__TASK GOAL__.
Track down every line below that holds "this" and copy it.

__SUPPLIED RECORDS__.
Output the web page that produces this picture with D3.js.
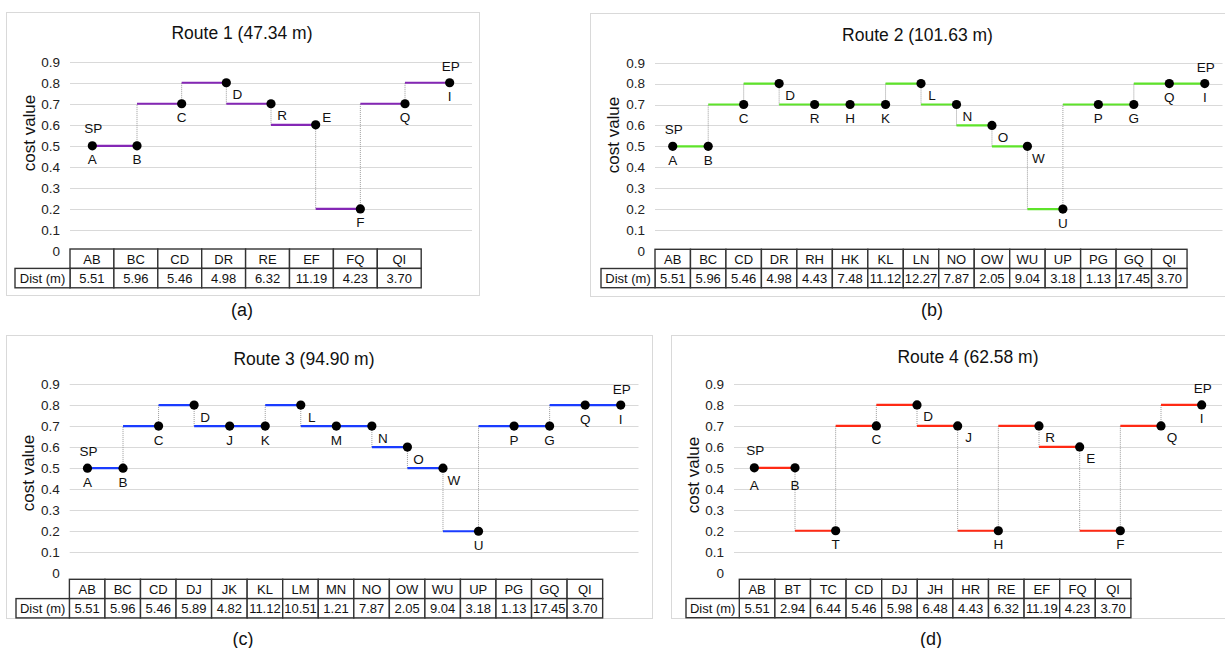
<!DOCTYPE html>
<html>
<head>
<meta charset="utf-8">
<script src="https://cdn.jsdelivr.net/npm/d3@7"></script>
<style>
  html, body { margin: 0; padding: 0; background: #ffffff; }
  svg { display: block; font-family: "Liberation Sans", Arial, sans-serif; }
</style>
</head>
<body>
<svg id="chart" width="1225" height="648"></svg>
<script>
// ---------------- DATA ----------------
const yTicks = [0, 0.1, 0.2, 0.3, 0.4, 0.5, 0.6, 0.7, 0.8, 0.9];
const yAxisTitle = "cost value";
const tableRowLabel = "Dist (m)";
const startLabel = "SP";
const endLabel = "EP";

const route1Title = "Route 1 (47.34 m)";
const route1Points = ["A", "B", "C", "D", "R", "E", "F", "Q", "I"];
const route1Values = [0.5, 0.5, 0.7, 0.8, 0.7, 0.6, 0.2, 0.7, 0.8];
const route1Segments = ["AB", "BC", "CD", "DR", "RE", "EF", "FQ", "QI"];
const route1Dist = ["5.51", "5.96", "5.46", "4.98", "6.32", "11.19", "4.23", "3.70"];

const route2Title = "Route 2 (101.63 m)";
const route2Points = ["A", "B", "C", "D", "R", "H", "K", "L", "N", "O", "W", "U", "P", "G", "Q", "I"];
const route2Values = [0.5, 0.5, 0.7, 0.8, 0.7, 0.7, 0.7, 0.8, 0.7, 0.6, 0.5, 0.2, 0.7, 0.7, 0.8, 0.8];
const route2Segments = ["AB", "BC", "CD", "DR", "RH", "HK", "KL", "LN", "NO", "OW", "WU", "UP", "PG", "GQ", "QI"];
const route2Dist = ["5.51", "5.96", "5.46", "4.98", "4.43", "7.48", "11.12", "12.27", "7.87", "2.05", "9.04", "3.18", "1.13", "17.45", "3.70"];

const route3Title = "Route 3 (94.90 m)";
const route3Points = ["A", "B", "C", "D", "J", "K", "L", "M", "N", "O", "W", "U", "P", "G", "Q", "I"];
const route3Values = [0.5, 0.5, 0.7, 0.8, 0.7, 0.7, 0.8, 0.7, 0.7, 0.6, 0.5, 0.2, 0.7, 0.7, 0.8, 0.8];
const route3Segments = ["AB", "BC", "CD", "DJ", "JK", "KL", "LM", "MN", "NO", "OW", "WU", "UP", "PG", "GQ", "QI"];
const route3Dist = ["5.51", "5.96", "5.46", "5.89", "4.82", "11.12", "10.51", "1.21", "7.87", "2.05", "9.04", "3.18", "1.13", "17.45", "3.70"];

const route4Title = "Route 4 (62.58 m)";
const route4Points = ["A", "B", "T", "C", "D", "J", "H", "R", "E", "F", "Q", "I"];
const route4Values = [0.5, 0.5, 0.2, 0.7, 0.8, 0.7, 0.2, 0.7, 0.6, 0.2, 0.7, 0.8];
const route4Segments = ["AB", "BT", "TC", "CD", "DJ", "JH", "HR", "RE", "EF", "FQ", "QI"];
const route4Dist = ["5.51", "2.94", "6.44", "5.46", "5.98", "6.48", "4.43", "6.32", "11.19", "4.23", "3.70"];

const captions = ["(a)", "(b)", "(c)", "(d)"];

// ---------------- LAYOUT / STYLE (not data) ----------------
// label placement codes: b = below, bb = further below, br = below-right, ar = above-right
const route1LabelPos = ["b", "b", "b", "br", "br", "ar", "b", "b", "b"];
const route2LabelPos = ["b", "b", "b", "br", "b", "b", "b", "br", "br", "br", "br", "b", "b", "b", "b", "b"];
const route3LabelPos = ["b", "b", "b", "br", "b", "b", "br", "b", "br", "br", "br", "b", "b", "b", "b", "b"];
const route4LabelPos = ["bb", "bb", "b", "b", "br", "br", "b", "br", "br", "b", "br", "b"];

const panels = [
  { title: route1Title, pts: route1Points, vals: route1Values, segs: route1Segments, dist: route1Dist, pos: route1LabelPos,
    color: "#8a2be2", stroke: "#8427b5",
    frame: [6, 12, 473, 283], x0: 70, x1: 472, yTop: 61.7, yZero: 251,
    titleXY: [242, 33], yTitleXY: [29, 133], capXY: [242, 310],
    tbl: { left: 70, colW: 43.9, top: 249, rowH: 19.4, labelLeft: 15 } },
  { title: route2Title, pts: route2Points, vals: route2Values, segs: route2Segments, dist: route2Dist, pos: route2LabelPos,
    stroke: "#5ee32a",
    frame: [590, 13, 660, 283], x0: 655, x1: 1222.5, yTop: 62.7, yZero: 250.9,
    titleXY: [917.5, 35], yTitleXY: [613, 135], capXY: [932, 310],
    tbl: { left: 655, colW: 35.47, top: 249.3, rowH: 19.2, labelLeft: 601 } },
  { title: route3Title, pts: route3Points, vals: route3Values, segs: route3Segments, dist: route3Dist, pos: route3LabelPos,
    stroke: "#1a3cff",
    frame: [6, 335, 646, 283], x0: 69.7, x1: 638.5, yTop: 384, yZero: 573.3,
    titleXY: [304, 359], yTitleXY: [28.6, 473], capXY: [243, 639],
    tbl: { left: 69.4, colW: 35.55, top: 579.3, rowH: 19.3, labelLeft: 16 } },
  { title: route4Title, pts: route4Points, vals: route4Values, segs: route4Segments, dist: route4Dist, pos: route4LabelPos,
    stroke: "#ff2a14",
    frame: [671, 335, 600, 283], x0: 734, x1: 1222, yTop: 384, yZero: 572.7,
    titleXY: [968, 357], yTitleXY: [693, 475], capXY: [931, 639],
    tbl: { left: 739.3, colW: 35.6, top: 579.3, rowH: 19.2, labelLeft: 686 } }
];

const labelOffsets = {
  b:  [0, 14],
  bb: [0, 18],
  br: [11, 12],
  ar: [11, -7]
};

const svg = d3.select("#chart");

panels.forEach((p, pi) => {
  const g = svg.append("g");

  // frame
  g.append("rect")
    .attr("x", p.frame[0] + 0.5).attr("y", p.frame[1] + 0.5)
    .attr("width", p.frame[2]).attr("height", p.frame[3])
    .attr("fill", "#fff").attr("stroke", "#d9d9d9").attr("stroke-width", 1);

  const x = d3.scaleBand().domain(d3.range(p.pts.length)).range([p.x0, p.x1]).padding(0);
  const cx = i => x(i) + x.bandwidth() / 2;
  const y = d3.scaleLinear().domain([0, 0.9]).range([p.yZero, p.yTop]);

  // gridlines
  g.append("g").selectAll("line")
    .data(yTicks.filter(t => t > 0))
    .join("line")
    .attr("x1", p.x0).attr("x2", p.x1)
    .attr("y1", d => Math.round(y(d)) + 0.5).attr("y2", d => Math.round(y(d)) + 0.5)
    .attr("stroke", "#d9d9d9").attr("stroke-width", 1.2);

  // y axis labels via d3 axis
  const yAxis = d3.axisLeft(y).tickValues(yTicks).tickSize(0).tickPadding(10)
    .tickFormat(d => d === 0 ? "0" : d3.format(".1f")(d));
  const ya = g.append("g").attr("transform", `translate(${p.x0},0)`).call(yAxis);
  ya.select(".domain").remove();
  ya.selectAll("text").attr("font-size", 13.5).attr("fill", "#222")
    .attr("font-family", "'Liberation Sans', Arial, sans-serif");

  // y-axis title
  g.append("text")
    .attr("transform", `translate(${p.yTitleXY[0]},${p.yTitleXY[1]}) rotate(-90)`)
    .attr("text-anchor", "middle").attr("dominant-baseline", "central")
    .attr("font-size", 17).attr("fill", "#111").text(yAxisTitle);

  // chart title
  g.append("text")
    .attr("x", p.titleXY[0]).attr("y", p.titleXY[1])
    .attr("text-anchor", "middle").attr("dominant-baseline", "central")
    .attr("font-size", 17.5).attr("fill", "#111").text(p.title);

  // vertical dotted connectors
  const vdata = d3.range(1, p.pts.length).filter(i => p.vals[i] !== p.vals[i - 1]);
  g.append("g").selectAll("line")
    .data(vdata)
    .join("line")
    .attr("x1", i => cx(i - 1)).attr("x2", i => cx(i - 1))
    .attr("y1", i => y(p.vals[i - 1])).attr("y2", i => y(p.vals[i]))
    .attr("stroke", "#9a9a9a").attr("stroke-width", 1)
    .attr("stroke-dasharray", "1,1");

  // horizontal coloured step segments
  g.append("g").selectAll("line")
    .data(d3.range(1, p.pts.length))
    .join("line")
    .attr("x1", i => cx(i - 1)).attr("x2", i => cx(i))
    .attr("y1", i => y(p.vals[i])).attr("y2", i => y(p.vals[i]))
    .attr("stroke", p.stroke).attr("stroke-width", 2.2);

  // points
  g.append("g").selectAll("circle")
    .data(p.vals)
    .join("circle")
    .attr("cx", (d, i) => cx(i)).attr("cy", d => y(d))
    .attr("r", 4.6).attr("fill", "#000");

  // point labels
  g.append("g").selectAll("text")
    .data(p.pts)
    .join("text")
    .attr("x", (d, i) => cx(i) + labelOffsets[p.pos[i]][0])
    .attr("y", (d, i) => y(p.vals[i]) + labelOffsets[p.pos[i]][1])
    .attr("text-anchor", "middle").attr("dominant-baseline", "central")
    .attr("font-size", 13.5).attr("fill", "#111").text(d => d);

  // SP / EP
  const last = p.pts.length - 1;
  g.append("text").attr("x", cx(0) + 1).attr("y", y(p.vals[0]) - 17)
    .attr("text-anchor", "middle").attr("dominant-baseline", "central")
    .attr("font-size", 13.5).attr("fill", "#111").text(startLabel);
  g.append("text").attr("x", cx(last) + 1).attr("y", y(p.vals[last]) - 16)
    .attr("text-anchor", "middle").attr("dominant-baseline", "central")
    .attr("font-size", 13.5).attr("fill", "#111").text(endLabel);

  // data table
  const t = p.tbl;
  const tg = g.append("g");
  const n = p.segs.length;
  // header row cells
  tg.selectAll("rect.h").data(p.segs).join("rect").attr("class", "h")
    .attr("x", (d, i) => t.left + i * t.colW).attr("y", t.top)
    .attr("width", t.colW).attr("height", t.rowH)
    .attr("fill", "#fff").attr("stroke", "#333").attr("stroke-width", 1.4);
  tg.selectAll("rect.v").data(p.dist).join("rect").attr("class", "v")
    .attr("x", (d, i) => t.left + i * t.colW).attr("y", t.top + t.rowH)
    .attr("width", t.colW).attr("height", t.rowH)
    .attr("fill", "#fff").attr("stroke", "#333").attr("stroke-width", 1.4);
  tg.append("rect")
    .attr("x", t.labelLeft).attr("y", t.top + t.rowH)
    .attr("width", t.left - t.labelLeft).attr("height", t.rowH)
    .attr("fill", "#fff").attr("stroke", "#333").attr("stroke-width", 1.4);
  tg.selectAll("text.h").data(p.segs).join("text").attr("class", "h")
    .attr("x", (d, i) => t.left + (i + 0.5) * t.colW).attr("y", t.top + t.rowH / 2 + 0.5)
    .attr("text-anchor", "middle").attr("dominant-baseline", "central")
    .attr("font-size", 13).attr("fill", "#111").text(d => d);
  tg.selectAll("text.v").data(p.dist).join("text").attr("class", "v")
    .attr("x", (d, i) => t.left + (i + 0.5) * t.colW).attr("y", t.top + t.rowH * 1.5 + 0.5)
    .attr("text-anchor", "middle").attr("dominant-baseline", "central")
    .attr("font-size", 13).attr("fill", "#111").text(d => d);
  tg.append("text")
    .attr("x", (t.labelLeft + t.left) / 2).attr("y", t.top + t.rowH * 1.5 + 0.5)
    .attr("text-anchor", "middle").attr("dominant-baseline", "central")
    .attr("font-size", 13).attr("fill", "#111").text(tableRowLabel);

  // caption
  svg.append("text")
    .attr("x", p.capXY[0]).attr("y", p.capXY[1])
    .attr("text-anchor", "middle").attr("dominant-baseline", "central")
    .attr("font-size", 18).attr("fill", "#111").text(captions[pi]);
});
</script>
</body>
</html>
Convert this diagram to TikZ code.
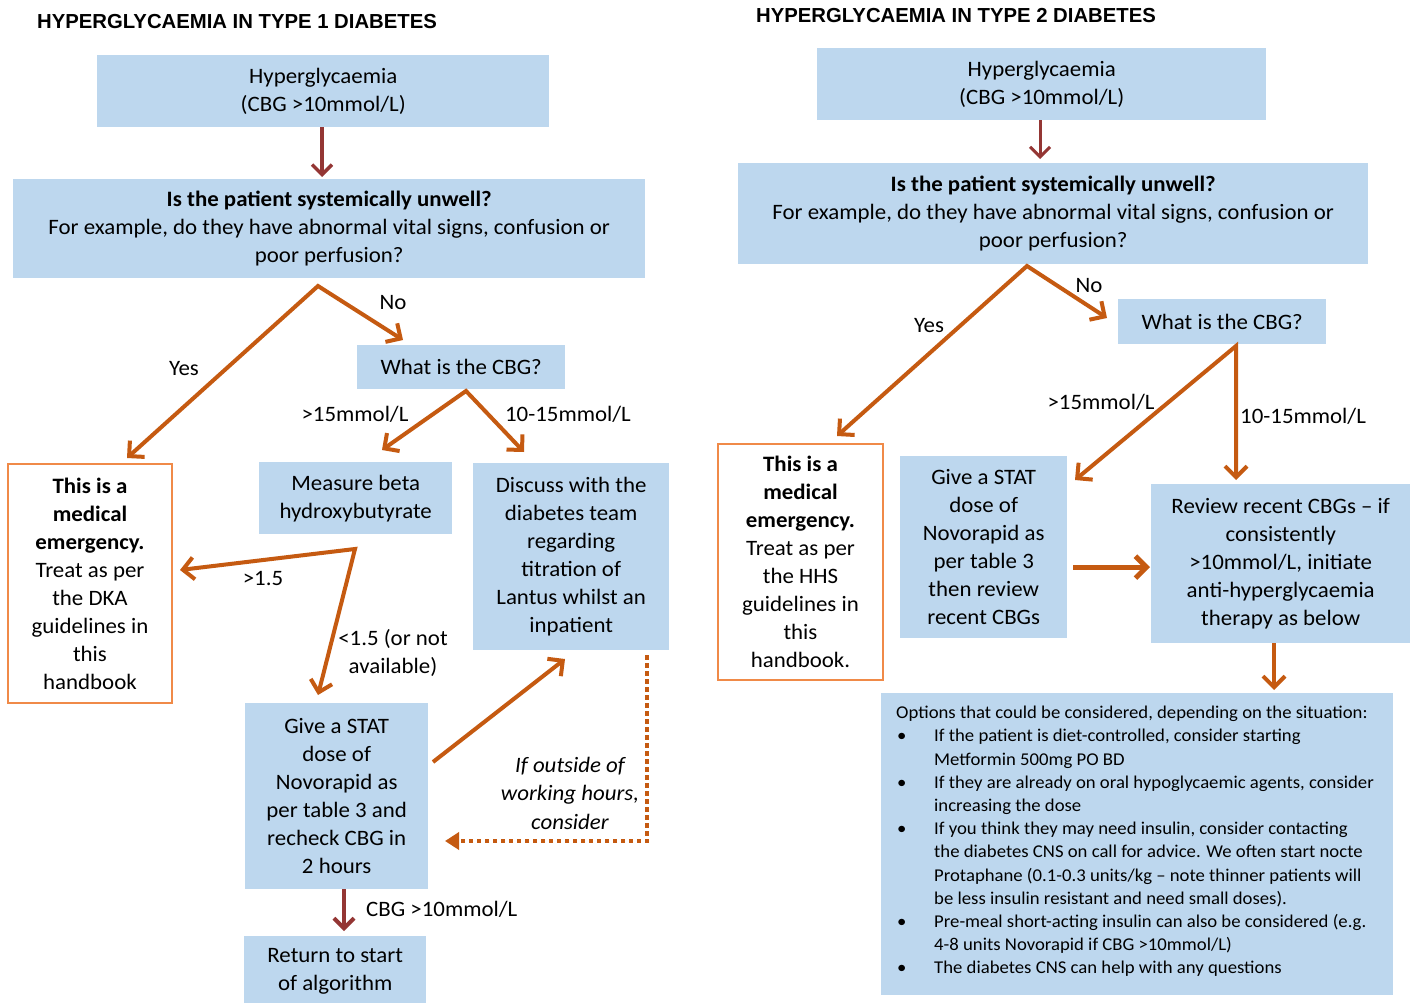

__REPLY TO THE TASK__.
Output the web page that produces this picture with D3.js.
Convert this diagram to TikZ code.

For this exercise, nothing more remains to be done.